Schwere und volle Rotweine, Spätburgunder oder Dornfelder beispielsweise, entfalten sich in dickbauchigen leicht voluminösen Gläsern am leichtesten. Auch bei schweren Weißweinen hilft ein „bauchiges Glas“. Dass für Weißweine stets ein kleinerer Kelch zum Zuge kommt, liegt an den oft filigranen und feinen Aromen, die sich in einem überdimensionierten Kelch leicht verlieren. Aber auch daran, dass sich der gekühlte Weißwein in kleinen Gläsern nicht so schnell erwärmt – er ist schneller ausgetrunken und wird aus der gekühlten Flasche nachgeschenkt.

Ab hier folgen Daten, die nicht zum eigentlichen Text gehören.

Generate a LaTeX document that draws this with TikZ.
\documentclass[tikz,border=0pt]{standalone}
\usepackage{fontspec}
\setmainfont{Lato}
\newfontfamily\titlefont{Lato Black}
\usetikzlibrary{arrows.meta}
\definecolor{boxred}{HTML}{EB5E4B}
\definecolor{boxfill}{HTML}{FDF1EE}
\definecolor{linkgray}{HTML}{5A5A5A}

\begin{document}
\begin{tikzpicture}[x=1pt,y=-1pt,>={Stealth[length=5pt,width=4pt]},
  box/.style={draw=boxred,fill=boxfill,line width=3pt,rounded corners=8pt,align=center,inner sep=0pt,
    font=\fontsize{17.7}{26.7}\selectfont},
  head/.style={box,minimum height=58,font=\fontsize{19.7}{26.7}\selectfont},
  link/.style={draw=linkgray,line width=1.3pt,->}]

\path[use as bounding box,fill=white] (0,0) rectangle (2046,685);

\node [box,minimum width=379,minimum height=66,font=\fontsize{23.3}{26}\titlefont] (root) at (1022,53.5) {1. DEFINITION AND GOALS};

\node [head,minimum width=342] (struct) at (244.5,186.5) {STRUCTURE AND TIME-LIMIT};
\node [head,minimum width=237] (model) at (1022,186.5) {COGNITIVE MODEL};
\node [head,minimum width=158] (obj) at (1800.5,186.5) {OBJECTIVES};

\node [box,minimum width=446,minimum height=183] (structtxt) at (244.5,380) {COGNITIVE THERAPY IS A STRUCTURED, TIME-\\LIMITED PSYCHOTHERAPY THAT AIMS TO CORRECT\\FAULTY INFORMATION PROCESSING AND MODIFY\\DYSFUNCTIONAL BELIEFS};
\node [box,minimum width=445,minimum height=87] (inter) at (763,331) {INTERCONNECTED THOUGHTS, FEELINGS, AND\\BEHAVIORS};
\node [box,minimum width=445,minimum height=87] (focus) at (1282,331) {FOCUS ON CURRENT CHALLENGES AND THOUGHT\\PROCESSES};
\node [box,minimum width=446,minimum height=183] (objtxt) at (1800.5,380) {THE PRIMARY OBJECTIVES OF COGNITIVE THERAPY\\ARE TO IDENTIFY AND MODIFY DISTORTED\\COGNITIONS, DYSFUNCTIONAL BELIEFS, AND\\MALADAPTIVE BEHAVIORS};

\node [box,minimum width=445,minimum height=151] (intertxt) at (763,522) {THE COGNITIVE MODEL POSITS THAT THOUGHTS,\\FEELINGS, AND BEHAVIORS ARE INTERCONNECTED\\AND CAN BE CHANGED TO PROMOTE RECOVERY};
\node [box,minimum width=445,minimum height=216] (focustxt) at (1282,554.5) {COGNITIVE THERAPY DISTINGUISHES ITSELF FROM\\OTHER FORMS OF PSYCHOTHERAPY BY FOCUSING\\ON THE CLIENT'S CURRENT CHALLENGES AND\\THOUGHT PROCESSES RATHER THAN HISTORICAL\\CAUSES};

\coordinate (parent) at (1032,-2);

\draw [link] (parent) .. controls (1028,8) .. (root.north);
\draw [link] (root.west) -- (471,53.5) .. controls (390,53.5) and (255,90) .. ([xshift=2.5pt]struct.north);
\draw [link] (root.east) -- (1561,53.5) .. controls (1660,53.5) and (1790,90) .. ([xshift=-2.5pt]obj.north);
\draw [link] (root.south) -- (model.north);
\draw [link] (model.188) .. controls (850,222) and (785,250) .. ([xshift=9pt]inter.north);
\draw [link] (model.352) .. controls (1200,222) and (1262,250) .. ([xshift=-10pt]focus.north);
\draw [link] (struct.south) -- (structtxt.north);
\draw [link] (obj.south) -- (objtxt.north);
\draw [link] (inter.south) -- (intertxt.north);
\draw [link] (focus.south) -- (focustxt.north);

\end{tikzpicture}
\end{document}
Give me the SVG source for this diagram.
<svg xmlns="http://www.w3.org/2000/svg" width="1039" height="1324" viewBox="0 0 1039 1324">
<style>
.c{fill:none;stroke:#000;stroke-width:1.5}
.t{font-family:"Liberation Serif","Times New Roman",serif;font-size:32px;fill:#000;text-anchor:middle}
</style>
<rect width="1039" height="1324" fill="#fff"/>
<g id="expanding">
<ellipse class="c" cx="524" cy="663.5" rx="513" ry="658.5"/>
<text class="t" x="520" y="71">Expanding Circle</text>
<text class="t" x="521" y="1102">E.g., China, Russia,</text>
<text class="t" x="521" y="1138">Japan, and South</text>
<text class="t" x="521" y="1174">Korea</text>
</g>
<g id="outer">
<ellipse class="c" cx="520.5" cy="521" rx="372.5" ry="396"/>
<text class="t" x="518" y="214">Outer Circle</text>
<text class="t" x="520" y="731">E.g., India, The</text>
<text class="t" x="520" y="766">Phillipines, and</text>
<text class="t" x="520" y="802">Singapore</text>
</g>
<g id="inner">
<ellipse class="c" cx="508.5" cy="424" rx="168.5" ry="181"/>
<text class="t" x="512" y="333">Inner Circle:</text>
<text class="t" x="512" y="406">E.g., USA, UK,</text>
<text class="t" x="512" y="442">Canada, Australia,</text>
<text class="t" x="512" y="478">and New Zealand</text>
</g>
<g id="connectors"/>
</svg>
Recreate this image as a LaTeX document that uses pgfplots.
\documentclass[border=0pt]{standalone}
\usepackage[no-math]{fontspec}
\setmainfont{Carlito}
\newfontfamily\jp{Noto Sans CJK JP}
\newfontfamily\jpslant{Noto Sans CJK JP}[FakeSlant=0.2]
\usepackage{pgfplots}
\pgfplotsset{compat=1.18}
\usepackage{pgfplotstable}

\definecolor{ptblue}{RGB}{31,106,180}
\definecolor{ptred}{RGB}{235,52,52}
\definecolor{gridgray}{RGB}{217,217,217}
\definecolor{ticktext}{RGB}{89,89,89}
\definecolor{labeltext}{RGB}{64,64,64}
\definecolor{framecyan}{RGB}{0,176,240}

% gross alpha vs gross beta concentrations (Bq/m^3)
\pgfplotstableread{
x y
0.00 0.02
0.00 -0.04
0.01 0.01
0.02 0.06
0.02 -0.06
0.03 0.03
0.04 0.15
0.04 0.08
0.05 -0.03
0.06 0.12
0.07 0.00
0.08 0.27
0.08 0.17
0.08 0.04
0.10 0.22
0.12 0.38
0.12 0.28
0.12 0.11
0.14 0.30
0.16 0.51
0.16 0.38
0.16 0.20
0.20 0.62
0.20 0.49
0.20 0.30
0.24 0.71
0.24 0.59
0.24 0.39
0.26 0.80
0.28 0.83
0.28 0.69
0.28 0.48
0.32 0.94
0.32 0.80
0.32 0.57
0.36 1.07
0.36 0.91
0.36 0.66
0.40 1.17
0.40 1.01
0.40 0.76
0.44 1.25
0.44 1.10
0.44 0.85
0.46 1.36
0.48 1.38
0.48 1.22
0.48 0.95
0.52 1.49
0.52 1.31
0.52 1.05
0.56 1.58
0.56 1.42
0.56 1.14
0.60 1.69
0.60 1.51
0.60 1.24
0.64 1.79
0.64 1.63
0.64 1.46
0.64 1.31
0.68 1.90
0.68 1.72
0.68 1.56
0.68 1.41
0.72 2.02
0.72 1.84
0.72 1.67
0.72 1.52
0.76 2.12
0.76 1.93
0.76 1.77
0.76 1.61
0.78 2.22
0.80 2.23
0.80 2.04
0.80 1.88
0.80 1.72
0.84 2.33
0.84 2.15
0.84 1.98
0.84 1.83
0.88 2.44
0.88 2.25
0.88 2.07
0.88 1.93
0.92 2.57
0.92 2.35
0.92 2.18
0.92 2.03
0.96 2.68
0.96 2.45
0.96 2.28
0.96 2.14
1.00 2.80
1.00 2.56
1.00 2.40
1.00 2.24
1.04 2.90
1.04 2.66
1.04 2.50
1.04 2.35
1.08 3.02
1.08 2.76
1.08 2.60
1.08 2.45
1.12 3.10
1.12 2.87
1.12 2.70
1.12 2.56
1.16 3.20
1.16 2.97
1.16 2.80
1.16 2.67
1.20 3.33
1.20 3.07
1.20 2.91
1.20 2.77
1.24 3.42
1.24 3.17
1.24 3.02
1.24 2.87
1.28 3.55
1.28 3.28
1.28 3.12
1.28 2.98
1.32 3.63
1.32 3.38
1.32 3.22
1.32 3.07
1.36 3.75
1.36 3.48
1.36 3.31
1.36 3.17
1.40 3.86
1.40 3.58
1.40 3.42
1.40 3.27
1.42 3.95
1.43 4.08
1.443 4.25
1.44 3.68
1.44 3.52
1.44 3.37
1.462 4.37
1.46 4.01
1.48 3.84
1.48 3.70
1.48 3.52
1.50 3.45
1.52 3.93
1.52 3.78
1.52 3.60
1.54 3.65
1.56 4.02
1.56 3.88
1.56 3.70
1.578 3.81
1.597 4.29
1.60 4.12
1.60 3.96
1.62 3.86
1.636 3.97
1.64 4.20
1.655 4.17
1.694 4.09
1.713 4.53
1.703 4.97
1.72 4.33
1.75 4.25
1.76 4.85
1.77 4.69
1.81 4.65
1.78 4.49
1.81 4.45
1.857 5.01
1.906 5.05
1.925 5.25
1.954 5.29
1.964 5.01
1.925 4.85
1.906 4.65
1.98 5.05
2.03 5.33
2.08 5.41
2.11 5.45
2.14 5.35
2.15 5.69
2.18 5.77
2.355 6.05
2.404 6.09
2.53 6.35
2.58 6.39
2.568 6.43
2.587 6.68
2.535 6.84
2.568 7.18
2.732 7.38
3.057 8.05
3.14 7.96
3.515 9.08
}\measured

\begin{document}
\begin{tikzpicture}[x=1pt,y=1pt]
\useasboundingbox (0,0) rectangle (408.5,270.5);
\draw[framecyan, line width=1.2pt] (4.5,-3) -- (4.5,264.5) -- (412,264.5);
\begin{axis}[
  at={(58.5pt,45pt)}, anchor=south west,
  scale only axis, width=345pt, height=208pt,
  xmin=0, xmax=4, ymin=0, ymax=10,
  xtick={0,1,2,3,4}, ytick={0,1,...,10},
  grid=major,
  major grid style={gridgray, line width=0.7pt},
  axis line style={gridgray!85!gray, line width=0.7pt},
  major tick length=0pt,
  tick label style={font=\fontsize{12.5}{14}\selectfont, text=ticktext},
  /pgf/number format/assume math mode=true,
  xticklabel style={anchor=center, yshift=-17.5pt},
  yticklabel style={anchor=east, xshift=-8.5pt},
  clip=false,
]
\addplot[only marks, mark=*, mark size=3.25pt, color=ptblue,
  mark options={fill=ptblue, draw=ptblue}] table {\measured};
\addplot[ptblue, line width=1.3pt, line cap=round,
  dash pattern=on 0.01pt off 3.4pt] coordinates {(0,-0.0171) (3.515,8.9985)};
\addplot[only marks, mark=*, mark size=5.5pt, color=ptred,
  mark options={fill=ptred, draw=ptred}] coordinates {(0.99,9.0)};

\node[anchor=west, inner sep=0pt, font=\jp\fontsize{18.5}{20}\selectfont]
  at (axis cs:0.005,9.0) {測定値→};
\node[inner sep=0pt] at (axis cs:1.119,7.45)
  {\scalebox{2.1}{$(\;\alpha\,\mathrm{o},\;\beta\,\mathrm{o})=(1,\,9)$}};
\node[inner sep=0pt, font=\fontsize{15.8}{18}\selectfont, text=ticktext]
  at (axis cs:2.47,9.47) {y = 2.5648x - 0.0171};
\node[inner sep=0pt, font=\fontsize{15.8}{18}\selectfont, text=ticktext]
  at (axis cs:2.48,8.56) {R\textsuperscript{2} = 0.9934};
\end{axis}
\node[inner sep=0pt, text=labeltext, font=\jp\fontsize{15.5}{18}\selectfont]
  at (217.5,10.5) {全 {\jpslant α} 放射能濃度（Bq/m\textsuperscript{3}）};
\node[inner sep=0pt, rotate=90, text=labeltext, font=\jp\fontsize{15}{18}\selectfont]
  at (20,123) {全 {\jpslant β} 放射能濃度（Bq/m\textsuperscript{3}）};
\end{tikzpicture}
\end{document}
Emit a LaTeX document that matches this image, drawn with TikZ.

Bei der Entwicklung der Glasformen spielt die Anatomie unserer Zunge eine wichtige Rolle. In diesem Zusammenhang hat sich auch die Erkenntnis durchgesetzt, dass der Umgang mit Wein bei einem dünneren, filigraneren Glas mehr Genuss verspricht. Beim Trinken wird der Mund mehr gespitzt und automatisch werden alle Geschmackssinne auf ein neues Erlebnis eingestellt. Je nach Größe der Glasöffnung treffen die ersten Tropfen auf den unterschiedlichen Bereichen der Zunge ein und verursachen so eine spezifisches Geschmackserlebnis. Unsere Zunge erkennt bekanntlich vier Geschmacksrichtungen, wobei die Wahrnehmung durch die Konzentration von Sensoren in bestimmten Bereichen verstärkt wird: vorne süß, an den Seitenrändern sauer und salzig und auf dem hinteren Teil bitter. Diese sensible Geografie macht man sich beim Weingenuss zu nutze, indem man mittels einer geeigneten Glasform die Wege der Weinaromen auf der Zunge steuert.